I’ve decided that I should read more young adult literature because I work (for free) with kids and books. I love what I do. Love it. I truly believe it’s what God put me on this earth to do, and I want to do this to the best of my ability. I can’t sell kids on books I haven’t read. If you work with kids, you need to understand what they like, watch, and read. Period.

I’m already doing something similar with my Newbery challenge, and this will be an extension of that admittedly lofty goal. Donalyn Miller does a “book a day” challenge every summer to help her catch up with what the kids are reading, and I’m planning something similar. I’m lucky I work with K-8. On some days, I’ll be reading a picture book.

I mentioned this summer reading plan on Instagram (I’m @TheMrsKendall), and I was asked for super quick book reviews on the books I read. I’m all for it, and I even bought a book review plugin for the blog to help me organize the blog posts.

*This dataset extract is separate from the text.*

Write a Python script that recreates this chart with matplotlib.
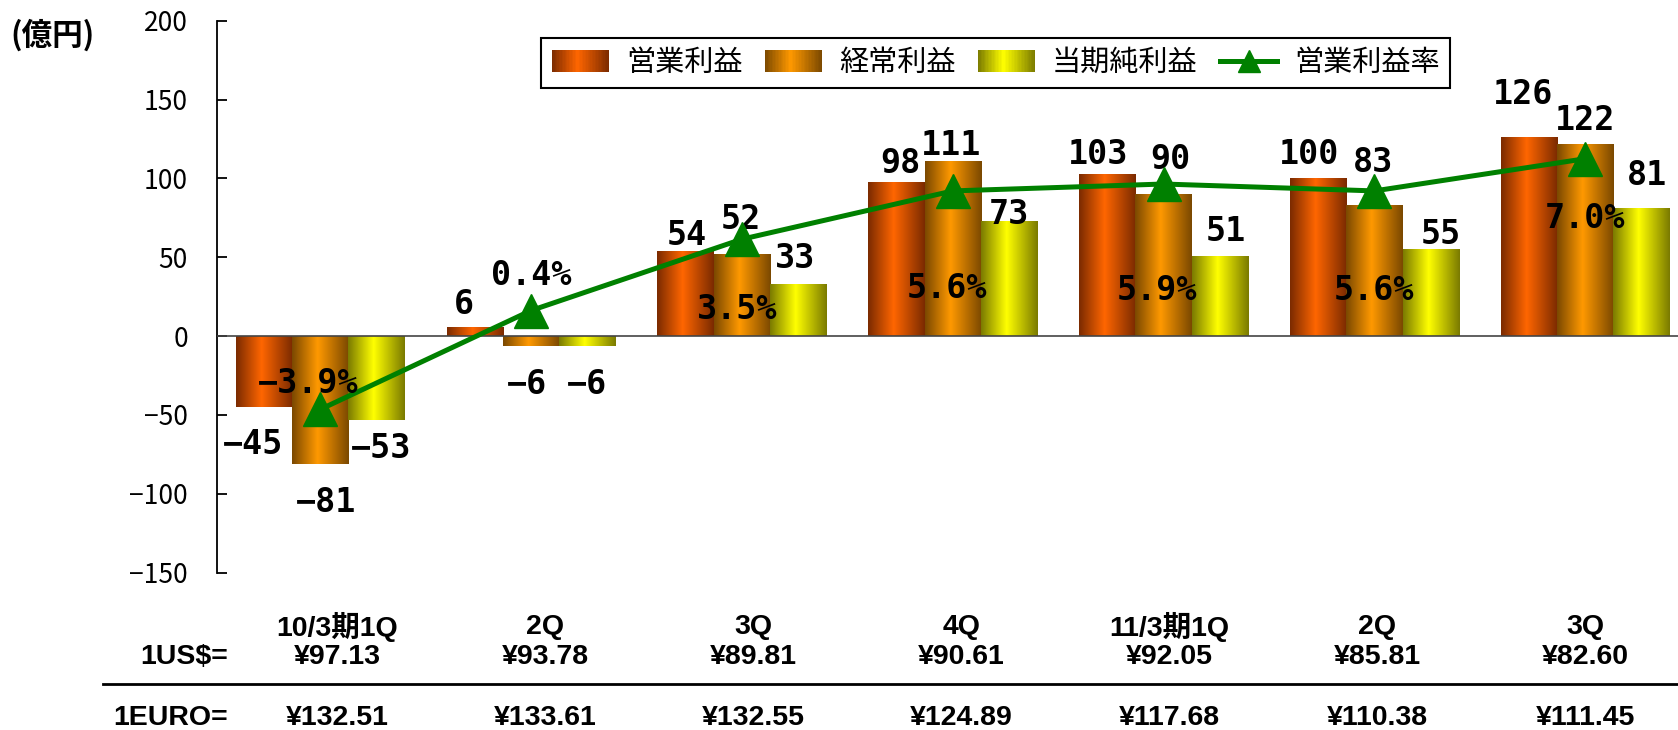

The beginning of this post is a test run on this new plugin using the first book I’ve read from the library pile. Please excuse the kinks as I get used to the technical stuff that always confounds me. For example, the review should be at the end of this post. Oh well. I’m also trying to see if I can format the posts so that I can review more than one book at a time. No one wants to read dozens of book reviews on kids books, I know. If it looks like I can’t do multiple reviews per post, I’ll post them all during the weekend so you can quickly skip past the ones you don’t want to read.